In the immediate post-war years, his collaboration with the onnagata Senjaku Nakamura II and the director Tetsuji Takechi in a series of experimental productions helped revive interest in Kabuki as a living art form.

But when Tomijuro speaks of his work, it is not as an artist embodying a tradition, but as a vehicle or vessel for that tradition. “The spirit of Kabuki is in the music,” he said; “The music is at the bottom of it all. The music tells me what I must do.
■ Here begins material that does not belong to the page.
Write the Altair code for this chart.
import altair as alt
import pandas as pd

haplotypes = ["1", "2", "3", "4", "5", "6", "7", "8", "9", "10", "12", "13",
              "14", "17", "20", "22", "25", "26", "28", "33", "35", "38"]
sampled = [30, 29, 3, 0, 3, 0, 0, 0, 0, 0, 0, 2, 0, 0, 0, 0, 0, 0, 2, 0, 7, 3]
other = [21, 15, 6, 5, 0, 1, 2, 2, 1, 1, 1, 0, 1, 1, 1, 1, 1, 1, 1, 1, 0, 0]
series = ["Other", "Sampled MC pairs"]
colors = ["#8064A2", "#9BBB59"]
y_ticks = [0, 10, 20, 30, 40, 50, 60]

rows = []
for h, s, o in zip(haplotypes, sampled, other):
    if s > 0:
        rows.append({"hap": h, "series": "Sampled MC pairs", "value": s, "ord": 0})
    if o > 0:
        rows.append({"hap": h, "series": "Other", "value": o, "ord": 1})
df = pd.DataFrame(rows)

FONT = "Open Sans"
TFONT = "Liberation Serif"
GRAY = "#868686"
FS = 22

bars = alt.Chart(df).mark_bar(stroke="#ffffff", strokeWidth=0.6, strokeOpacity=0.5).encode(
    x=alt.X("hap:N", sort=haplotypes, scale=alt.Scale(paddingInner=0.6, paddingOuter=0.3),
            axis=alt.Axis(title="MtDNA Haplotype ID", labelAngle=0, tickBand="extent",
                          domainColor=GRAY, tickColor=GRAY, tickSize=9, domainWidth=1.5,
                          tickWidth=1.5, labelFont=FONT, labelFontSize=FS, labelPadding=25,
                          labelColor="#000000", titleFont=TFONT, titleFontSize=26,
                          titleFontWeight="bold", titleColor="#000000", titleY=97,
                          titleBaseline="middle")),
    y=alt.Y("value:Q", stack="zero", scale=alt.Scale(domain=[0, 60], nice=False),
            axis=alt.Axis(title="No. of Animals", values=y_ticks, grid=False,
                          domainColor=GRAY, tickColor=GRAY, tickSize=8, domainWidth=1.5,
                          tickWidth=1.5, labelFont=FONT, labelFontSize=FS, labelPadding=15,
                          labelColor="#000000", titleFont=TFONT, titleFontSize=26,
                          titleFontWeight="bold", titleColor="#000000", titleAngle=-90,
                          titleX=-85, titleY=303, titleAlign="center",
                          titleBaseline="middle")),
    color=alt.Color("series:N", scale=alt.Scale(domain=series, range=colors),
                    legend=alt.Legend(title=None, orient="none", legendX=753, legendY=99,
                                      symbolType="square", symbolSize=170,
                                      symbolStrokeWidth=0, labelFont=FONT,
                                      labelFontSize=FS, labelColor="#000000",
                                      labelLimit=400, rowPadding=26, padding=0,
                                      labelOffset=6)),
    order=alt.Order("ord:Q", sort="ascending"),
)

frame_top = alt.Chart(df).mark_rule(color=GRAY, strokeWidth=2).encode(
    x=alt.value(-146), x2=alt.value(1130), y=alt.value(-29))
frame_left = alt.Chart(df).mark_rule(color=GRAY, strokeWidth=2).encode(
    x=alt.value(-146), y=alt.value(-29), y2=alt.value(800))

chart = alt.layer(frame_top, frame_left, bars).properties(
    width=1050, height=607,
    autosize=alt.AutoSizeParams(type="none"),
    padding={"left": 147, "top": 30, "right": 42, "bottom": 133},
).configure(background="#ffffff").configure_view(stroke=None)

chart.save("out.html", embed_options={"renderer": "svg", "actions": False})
“Today, we have videotape to make a record of our performances. But the performance is in here ,” he said, touching his chest. “Since my debut with my father I have never danced the butterfly-spirit in ‘Kagamijishi’ but I still have it in here .

“In Kabuki, the training is of a lifetime, the study is of a lifetime. You go on the stage and do every time the best you can. But the performance, where it comes from, what it means--that is a mystery. You can feel it; I can never know.”